Information and silence in the healthcare industry


Turmoil is spreading through many universities in the US about what can be taught or said, the Internet has brought the issue of speech that harms people into the sphere of public debate and all the while, the issue of freedom of speech in medicine and healthcare lingers…

What is becoming evident is that patients as well as those in the medical profession need to begin making some important steps in the right direction.

With the right to have access to proper information whether it relates to off-label drug/prescriptions, alternative treatments or access to a hormone clinic, now, we are beginning to realize that there is a fine line between an authority figure telling someone to do something and actually dishing out medical advice or appealing to the emotions.

Let’s face it, a patient-healthcare provider relationship is a very specific type of contract.

In New Mexico, a complaint has been filed against three EXPO New Mexico officials for unconstitutional attempts to limit the company’s rights to display a cannabis educational and informative booth at the New Mexico State Fair in 2017.

Duke Rodriguez, CEO & President of Ultra Health® believes public education on this medicine is necessary and has said that Medical cannabis is 100 percent legal in New Mexico.

The British professor John Yudkin was silenced when he tried to warn us about sugar in 1972, causing it to take nearly 50 years for us to realize what he was saying.

The sad fact is that biases and conflicts of interest in virtually every field of medicine, especially those that rely heavily on devices and drugs.

The alarming part is that journals have traditionally been more likely to reject studies that find harm or no benefit in a treatment and to publish those that find benefit.

Medical journals not having enough clear-language critiques of hyped results or flawed science could arise due to healthcare professionals’ employment contracts which come with warnings about harming the brand as well as strong no-compete clauses.

Unfortunately, most of those in editorial roles are themselves clinician scientists and they depend on friendly editorial review in the future as well as industry funding of research.

If a researcher does a study and can find some benefit of a drug to publish, the researcher also has a much better chance of getting future grants from companies to do studies and to have his/her study published.

However, developments on the horizon seem to bring promise.
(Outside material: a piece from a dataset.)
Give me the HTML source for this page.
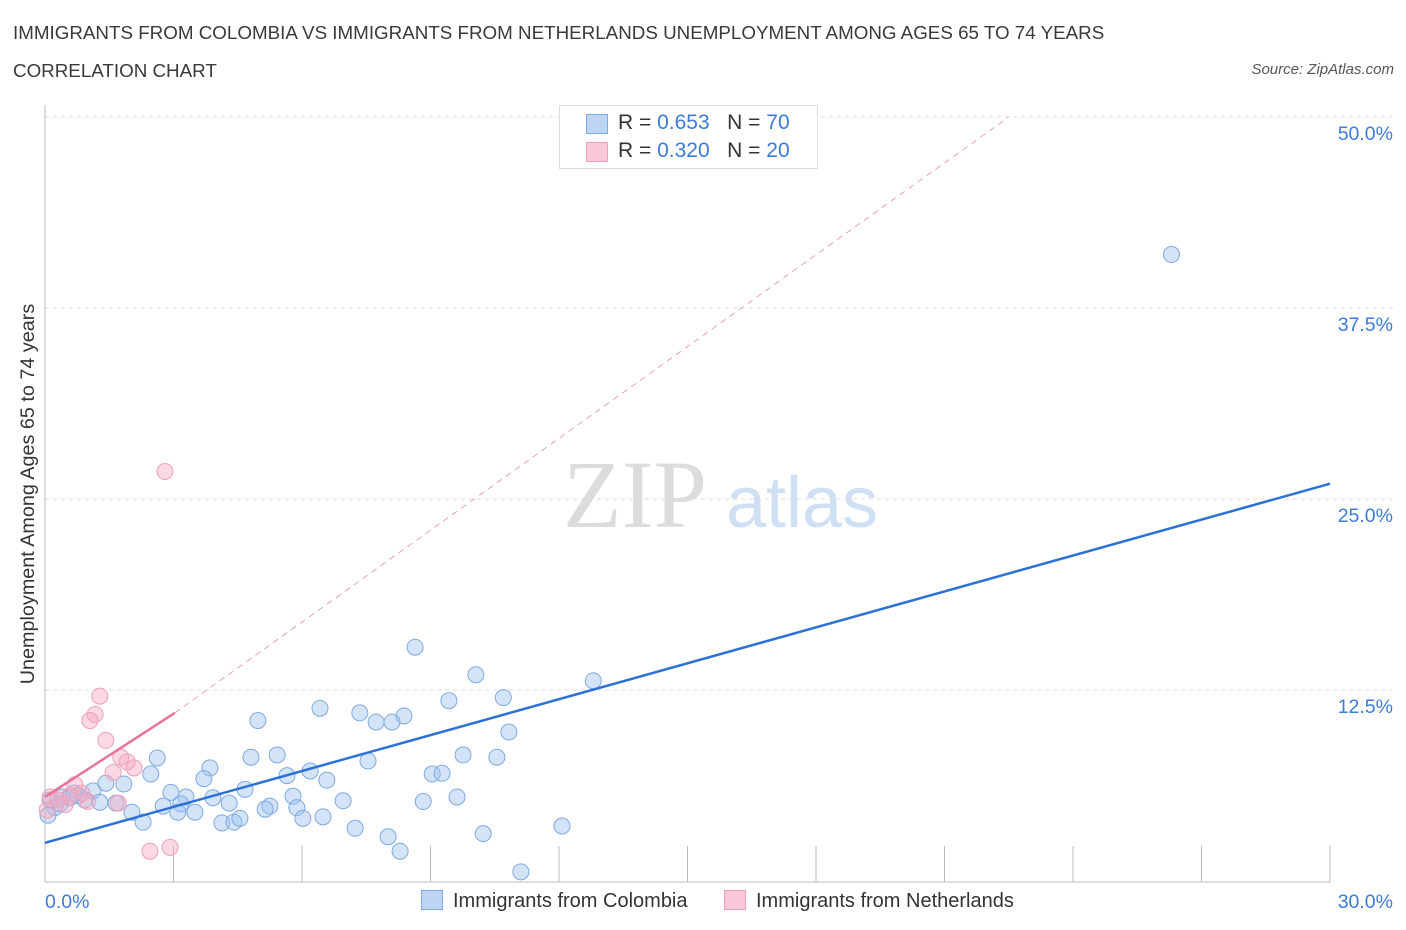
<!DOCTYPE html>
<html><head><meta charset="utf-8"><style>
body{margin:0;background:#fff;font-family:"Liberation Sans",sans-serif;}
#wrap{position:relative;width:1406px;height:930px;overflow:hidden;}
.t{position:absolute;white-space:nowrap;}
</style></head><body>
<div id="wrap">
<div class="t" style="left:13px;top:22px;font-size:18.8px;color:#3a3a3a;">IMMIGRANTS FROM COLOMBIA VS IMMIGRANTS FROM NETHERLANDS UNEMPLOYMENT AMONG AGES 65 TO 74 YEARS</div>
<div class="t" style="left:13px;top:60px;font-size:18.8px;color:#3a3a3a;">CORRELATION CHART</div>
<div class="t" style="right:12px;top:61px;font-size:15px;color:#555;font-style:italic;">Source: ZipAtlas.com</div>
<svg id="svg" width="1406" height="930" style="position:absolute;left:0;top:0"></svg>
</div>
<script>
const yTicks=[12.5,25,37.5,50];
const yTickLabels=["12.5%","25.0%","37.5%","50.0%"];
const xTickVals=[0,3,6,9,12,15,18,21,24,27,30];
const colX=[26.3,8.64,10.06,12.8,10.7,9.43,6.42,7.35,8.38,7.73,8.10,4.97,10.83,2.62,4.81,5.42,7.54,9.76,10.55,3.85,2.47,1.42,1.84,3.71,5.65,6.19,6.58,9.04,9.27,4.67,2.94,1.12,3.29,3.92,5.79,6.96,8.83,9.62,1.66,1.28,2.76,3.17,4.30,5.25,5.14,5.88,2.03,3.10,3.50,2.29,4.13,4.41,4.55,6.02,6.49,7.24,8.01,8.29,10.23,12.07,11.11,0.12,0.23,0.40,0.58,0.77,0.93,0.07,0.35,0.68];
const colY=[41.0,15.3,13.5,13.1,12.0,11.8,11.3,11.0,10.8,10.4,10.4,10.5,9.75,8.05,8.1,8.25,7.85,8.25,8.1,7.4,7.0,6.4,6.35,6.7,6.9,7.2,6.6,7.0,7.05,6.0,5.8,5.9,5.5,5.45,5.55,5.25,5.2,5.5,5.1,5.15,4.9,5.05,5.1,4.9,4.7,4.8,4.5,4.5,4.5,3.85,3.8,3.85,4.1,4.1,4.2,3.45,2.9,1.95,3.1,3.6,0.6,5.3,4.8,5.5,5.45,5.6,5.3,4.3,5.05,5.75];
const nedX=[2.80,1.28,1.17,1.05,1.42,1.77,1.92,2.08,1.59,0.70,2.45,2.92,1.71,0.47,0.12,0.30,0.86,1.00,0.05,0.58];
const nedY=[26.8,12.1,10.9,10.5,9.2,8.1,7.8,7.4,7.1,6.3,1.95,2.2,5.1,5.0,5.5,5.3,5.75,5.2,4.65,5.6];
const colLine=[2.5,26.0]; // y at x=0, x=30
const nedLine=[5.5,11.0,3.03]; // y at 0, y at end, end x
const nedDashEndX=22.5; // x where dashed extension reaches 50%
const X0=45,X1=1330,Y0=881,Y1=117;
const sx=v=>X0+(X1-X0)*v/30, sy=v=>Y0-(Y0-Y1)*v/50;
const svg=document.getElementById('svg');const NS='http://www.w3.org/2000/svg';
function mk(t,a,p){const e=document.createElementNS(NS,t);for(const k in a)e.setAttribute(k,a[k]);(p||svg).appendChild(e);return e;}
let w=mk('text',{x:635,y:527,'font-size':96,'font-family':'Liberation Serif',fill:'#dcdcdc','text-anchor':'middle'});w.textContent='ZIP';


let w2=mk('text',{x:802,y:527,'font-size':72,'font-family':'Liberation Sans',fill:'#cfe0f5','text-anchor':'middle'});w2.textContent='atlas';


yTicks.forEach((v,i)=>{
 const g=mk('line',{x1:X0,x2:1395,y1:sy(v),y2:sy(v),stroke:'#dddddd','stroke-dasharray':'4,4'});
 
 
 const t=mk('text',{x:1393,y:sy(v)+23,'font-size':19.5,fill:'#3d7bd9','text-anchor':'end'});t.textContent=yTickLabels[i];
 
 
});
let ax=mk('line',{x1:X0,x2:X0,y1:105,y2:882,stroke:'#bbb'});


let bx=mk('line',{x1:X0,x2:X1,y1:882,y2:882,stroke:'#bbb'});


xTickVals.forEach(v=>{const l=mk('line',{x1:sx(v),x2:sx(v),y1:846,y2:882,stroke:'#bbb'});
 
 });
let xl=mk('text',{x:45,y:908,'font-size':19.5,fill:'#3d7bd9'});xl.textContent='0.0%';


let xr=mk('text',{x:1393,y:908,'font-size':19.5,fill:'#3d7bd9','text-anchor':'end'});xr.textContent='30.0%';


let yt=mk('text',{x:0,y:0,'font-size':19.8,fill:'#333','text-anchor':'middle',transform:'translate(34,494) rotate(-90)'});yt.textContent='Unemployment Among Ages 65 to 74 years';


let pd=mk('line',{x1:sx(nedLine[2]),y1:sy(nedLine[1]),x2:sx(nedDashEndX),y2:sy(50),stroke:'#e8a0b8','stroke-dasharray':'6,5'});


colX.forEach((v,i)=>{const c=mk('circle',{cx:sx(v),cy:sy(colY[i]),r:8,fill:'rgba(160,196,240,0.45)',stroke:'#7fa9e0','stroke-width':1});
 
 });
nedX.forEach((v,i)=>{const c=mk('circle',{cx:sx(v),cy:sy(nedY[i]),r:8,fill:'rgba(245,170,195,0.45)',stroke:'#f0a0b8','stroke-width':1});
 
 });
let bl=mk('line',{x1:sx(0),y1:sy(colLine[0]),x2:sx(30),y2:sy(colLine[1]),stroke:'#2c72d6','stroke-width':2.5});


let pl=mk('line',{x1:sx(0),y1:sy(nedLine[0]),x2:sx(nedLine[2]),y2:sy(nedLine[1]),stroke:'#e8739b','stroke-width':2.5});


</script>
<div class="t" style="left:559px;top:105px;width:257px;height:62px;border:1px solid #ddd;background:#fff;font-size:21px;color:#333;">
 <div style="position:absolute;left:26px;top:8px;width:20px;height:18px;background:#bcd5f5;border:1px solid #7fa9e0"></div>
 <div style="position:absolute;left:58px;top:5px">R = <span style="color:#3d7bd9">0.653</span>&nbsp;&nbsp;&nbsp;N = <span style="color:#3d7bd9">70</span></div>
 <div style="position:absolute;left:26px;top:36px;width:20px;height:18px;background:#f8c8d6;border:1px solid #f0a0b8"></div>
 <div style="position:absolute;left:58px;top:33px">R = <span style="color:#3d7bd9">0.320</span>&nbsp;&nbsp;&nbsp;N = <span style="color:#3d7bd9">20</span></div>
</div>
<div class="t" style="left:421px;top:890px;font-size:20px;color:#333;">
 <span style="display:inline-block;width:20px;height:18px;background:#bcd5f5;border:1px solid #7fa9e0;vertical-align:-3px;margin-right:10px"></span>Immigrants from Colombia</div>
<div class="t" style="left:724px;top:890px;font-size:20px;color:#333;">
 <span style="display:inline-block;width:20px;height:18px;background:#f8c8d6;border:1px solid #f0a0b8;vertical-align:-3px;margin-right:10px"></span>Immigrants from Netherlands</div>
</body></html>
Arizona’s legislature passed the Free Speech in Medicine Act, which has been signed into law and the U.S. Congress should be able to replicate this at the federal level via the Medical Product Communications Act (H.R.1703, aka the Griffith Bill). This legislature relates to “off-label” usage of drugs (when a drug is prescribed for other than the drug’s specific intended use).
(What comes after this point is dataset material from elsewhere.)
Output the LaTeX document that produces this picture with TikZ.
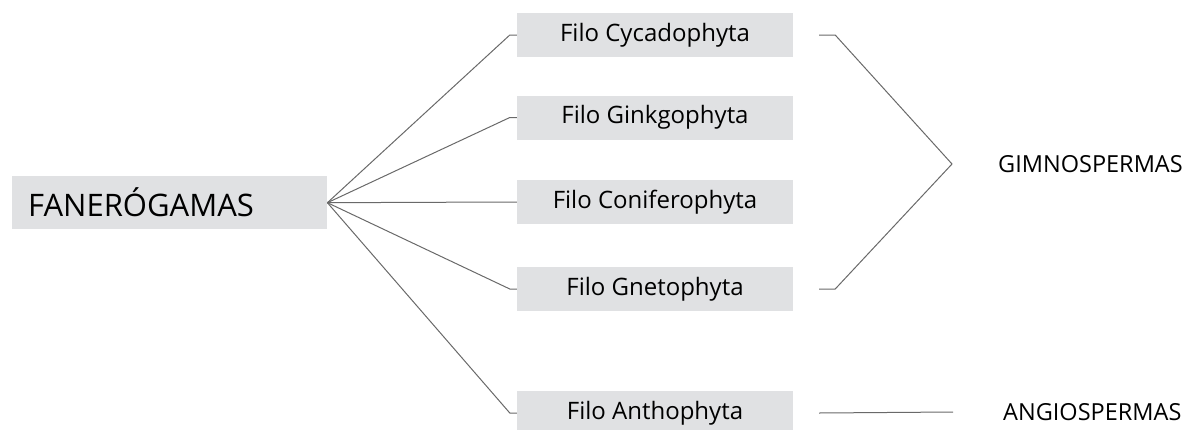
\documentclass[tikz,border=0pt]{standalone}
\usepackage{fontspec}
\setmainfont{Open Sans}
\usetikzlibrary{positioning}
\definecolor{boxgray}{RGB}{224,225,227}
\definecolor{linegray}{RGB}{105,105,105}
\tikzset{
  filo/.style={rectangle,fill=boxgray,minimum width=276pt,minimum height=44pt,inner sep=0pt,font=\fontsize{24}{28}\selectfont},
  ramo/.style={draw=linegray,line width=1pt},
  grupo/.style={inner sep=0pt,anchor=west,font=\fontsize{23.5}{27}\selectfont}
}

\begin{document}
\begin{tikzpicture}[x=1pt,y=-1pt]
	\useasboundingbox (0,0) rectangle (1189,429);
	\path (12,176) node(fan)[rectangle,fill=boxgray,anchor=north west,text width=283pt,inner xsep=16pt,inner ysep=0pt,minimum height=53pt,align=left,font=\fontsize{31}{35}\selectfont]{FANERÓGAMAS}
		(655,35) node(cyc)[filo]{Filo Cycadophyta}
		(655,117.5) node(gin)[filo]{Filo Ginkgophyta}
		(655,202) node(con)[filo]{Filo Coniferophyta}
		(655,289) node(gne)[filo]{Filo Gnetophyta}
		(655,413) node(ant)[filo]{Filo Anthophyta}
		(998,164) node(gim)[grupo]{GIMNOSPERMAS}
		(1003,412) node(ang)[grupo]{ANGIOSPERMAS};
	\coordinate (o) at (fan.east);
	\coordinate (vertice) at (952,164);
	% ramos do leque
	\foreach \f in {cyc,gin,con,gne,ant}
		\draw[ramo] (o) -- ([xshift=-7pt]\f.west) -- (\f.west);
	% chave e linha final
	\draw[ramo] ([xshift=26pt]cyc.east) -- ([xshift=42pt]cyc.east) -- (vertice) -- ([xshift=42pt]gne.east) -- ([xshift=26pt]gne.east);
	\draw[ramo] ([xshift=26pt]ant.east) -- ([xshift=-50pt]ang.west);
\end{tikzpicture}
\end{document}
Despite what you may think, off-label usage of drugs is important and common because certain drugs can actually be used for other ailments as well as the ones they are intended for.
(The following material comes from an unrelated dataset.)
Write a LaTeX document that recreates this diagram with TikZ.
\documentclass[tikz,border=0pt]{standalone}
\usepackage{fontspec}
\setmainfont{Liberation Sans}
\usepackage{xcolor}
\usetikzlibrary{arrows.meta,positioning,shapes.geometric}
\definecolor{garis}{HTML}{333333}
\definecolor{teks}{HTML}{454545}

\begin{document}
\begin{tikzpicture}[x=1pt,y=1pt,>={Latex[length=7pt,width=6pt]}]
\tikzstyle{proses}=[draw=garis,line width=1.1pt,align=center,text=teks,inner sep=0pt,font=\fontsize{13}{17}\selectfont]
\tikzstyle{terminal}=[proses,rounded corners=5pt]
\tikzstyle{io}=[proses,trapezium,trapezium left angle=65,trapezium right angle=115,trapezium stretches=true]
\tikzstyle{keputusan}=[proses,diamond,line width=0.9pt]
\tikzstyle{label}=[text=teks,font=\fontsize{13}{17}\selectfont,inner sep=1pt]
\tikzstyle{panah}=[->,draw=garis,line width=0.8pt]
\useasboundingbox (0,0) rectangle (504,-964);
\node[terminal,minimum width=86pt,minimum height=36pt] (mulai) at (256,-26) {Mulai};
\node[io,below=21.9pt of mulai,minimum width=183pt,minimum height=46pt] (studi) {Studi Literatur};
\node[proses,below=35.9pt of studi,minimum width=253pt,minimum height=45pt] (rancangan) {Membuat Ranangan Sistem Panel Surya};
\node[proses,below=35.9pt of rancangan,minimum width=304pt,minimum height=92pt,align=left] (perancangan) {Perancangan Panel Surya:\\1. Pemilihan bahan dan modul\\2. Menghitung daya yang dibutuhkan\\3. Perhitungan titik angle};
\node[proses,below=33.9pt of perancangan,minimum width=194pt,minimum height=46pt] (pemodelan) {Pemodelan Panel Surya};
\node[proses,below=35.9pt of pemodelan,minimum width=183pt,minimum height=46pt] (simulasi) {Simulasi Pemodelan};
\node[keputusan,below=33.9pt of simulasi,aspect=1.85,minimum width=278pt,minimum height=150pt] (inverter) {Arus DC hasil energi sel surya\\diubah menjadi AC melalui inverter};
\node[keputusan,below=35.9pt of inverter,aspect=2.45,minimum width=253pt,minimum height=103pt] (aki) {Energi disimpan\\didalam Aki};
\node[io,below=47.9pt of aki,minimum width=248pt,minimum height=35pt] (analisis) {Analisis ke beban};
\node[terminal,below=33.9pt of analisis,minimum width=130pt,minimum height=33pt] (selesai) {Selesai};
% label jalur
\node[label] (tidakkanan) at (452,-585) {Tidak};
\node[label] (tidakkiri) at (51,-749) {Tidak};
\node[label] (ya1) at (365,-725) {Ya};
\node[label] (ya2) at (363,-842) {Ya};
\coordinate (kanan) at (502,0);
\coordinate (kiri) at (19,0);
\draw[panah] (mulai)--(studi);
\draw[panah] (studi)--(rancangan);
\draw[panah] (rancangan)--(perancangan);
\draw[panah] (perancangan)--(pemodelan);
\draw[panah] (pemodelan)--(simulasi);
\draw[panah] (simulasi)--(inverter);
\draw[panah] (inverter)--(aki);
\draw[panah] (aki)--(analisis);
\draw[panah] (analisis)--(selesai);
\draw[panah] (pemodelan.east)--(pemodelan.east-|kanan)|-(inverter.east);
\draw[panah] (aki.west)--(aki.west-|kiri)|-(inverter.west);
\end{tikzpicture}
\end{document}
Legislation can play a part in fostering greater communication on off-label usage of drugs in order to improve safety.

There have also been state laws elsewhere that require doctors to perform an ultrasound, describe the image of the fetus to the woman and tell her that the fetus can feel pain before providing her with an abortion.

Dozens of “crisis pregnancy centers” have sued the state of California over a law requiring them to publicly post or notify their patients that they can have state-funded/low-cost abortion services.

Denise Harle, legal counsel for the Alliance Defending Freedom asks the pertinent question, “Can the government compel people to speak a message they don’t agree with and then punish them if they don’t?”.

The Pulitzer-prize winning journalist Bret Stephens wrote that “If you can’t speak freely, you’ll quickly lose the ability to think clearly,”.

Then, some might ask, what happens when you are being forced to speak?

To be educated and speak responsibly is a huge part of the basis for civilization’s progression in a democratic society however, freedom of speech does not mean that you are not going to face the consequences of what you say.